Appellate arguments sometimes reduce to a couple of questions: How does this set of facts fit with prior precedent and how will the court’s decision affect future conduct?

There have only been five published cases in which the Supreme Court of Virginia has considered sanctions against a sitting judge, according to Virginia Beach lawyer Kevin Martingayle. He appeared before the high court Thursday to defend Hopewell Juvenile and Domestic Relations Judge Jacqueline Waymack. The Judicial Inquiry and Review Commission charges Waymack violated judicial canons by sending text messages to a court employee that indirectly referenced the judge’s nephew’s political campaign and that she improperly appeared in the back of the courtroom in a case in which she had been recused.

In the first charge, JIRC alleges Waymack “knowingly assisted her mother” who was actively campaigning for the nephew by texting the court employee to request a phone number of the employee’s mother, who in turn could be called by Waymack’s mother.

“How is this assisting in a campaign”? asked Justice Leroy F. Millette Jr.

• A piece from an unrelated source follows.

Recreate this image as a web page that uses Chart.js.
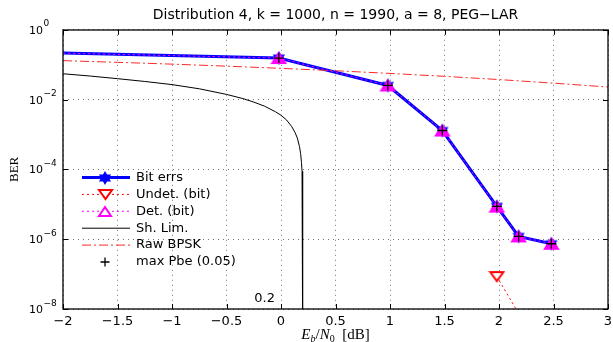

“Basically, it’s a get out the delegate” effort for the upcoming meeting to select a political candidate, responded Donald R. Curry, JIRC counsel.

“How is getting a phone number campaign activity? This is just obtaining a phone number,” Millette followed up. “Doesn’t the record show they were friends,” not just professional colleagues, asked Justice Elizabeth B. Lacy, who was sitting as a senior justice. Justice Cleo E. Powell, who supervised Waymack pursuant to an earlier disciplinary proceeding, did not hear the case.

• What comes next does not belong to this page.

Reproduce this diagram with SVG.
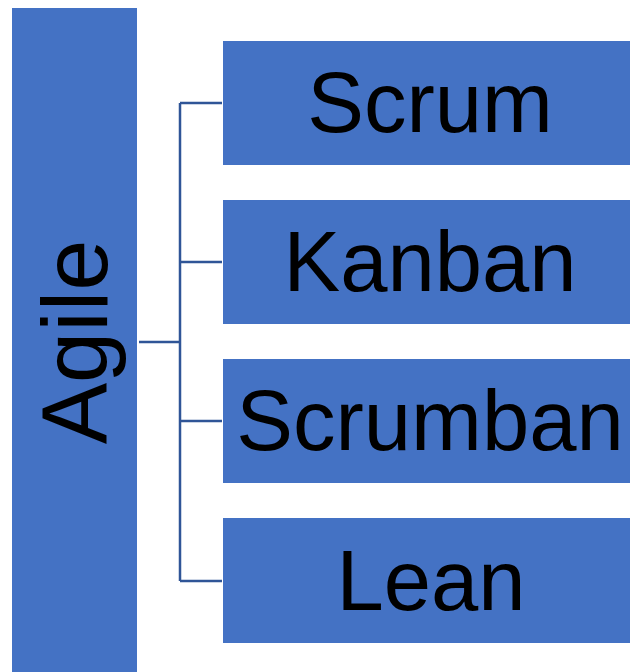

“If the text did not refer to the meeting and only said is it too late to call your mother, would that make a difference?” Lacy asked.

It might, Curry said, because we wouldn’t know what the communication was about. But the reference to the meeting the next day showed the judge’s contact was intended to “smooth the way,” he said.

The second charge alleged Waymack acted improperly when she took a seat in the back of the courtroom at a substitute judge’s hearing in Brenzie v. Brenzie, which involved a party Waymack was dating. The local judges all had recused themselves because of the personal relationship between the judge and Mr. Brenzie.

There was a question about what other kinds of relationships would make a courtroom out-of-bounds for a sitting judge.

“Would it make any difference if a judge was actually married to the party in the proceeding”? Lacy asked. “If a judge-spouse recuses herself, could the judge-spouse be present in the courtroom during the proceedings”?

Curry said he would advise against the judge-spouse being present in the courtroom because of an appearance of impropriety. Think about how that appears to everyone else in the courtroom, Curry argued. Other community members in the audience could misinterpret the judge’s show of support for a spouse.

Millette and Lacy asked about the significance of the judge’s prior disciplinary record, which JIRC proffered as a reason for pursuing the public case.

If the court decides the judge deserves discipline on a particular set of facts, that says to all judges of the commonwealth that a particular action is grounds for censure, not just grounds for censure with a prior record, Lacy said.

Martingayle said that case law and the judicial canons do not support censure of a judge for “silent, unobtrusive, observational” behavior in a public courtroom, motivated by the judge’s “attempt to console a nervous litigant.”

On a separate matter, Waymack previously sought advice through other counsel on whether she could appear as a witness in a case. Martingayle said Waymack was advised that the better course would be to avoid appearing as a witness, if possible, but she could appear as a fact witness if necessary. Based on this advice, Waymack reasonably thought she “could certainly do the lesser thing” by sitting quietly in the back of the courtroom, Martingayle said.

In his rebuttal, Curry urged the court to consider the overall circumstances of the public’s exposure to Waymack’s involvement in the Brenzie case.

“The judicial system depends on the public’s respect for the judiciary,” Curry said.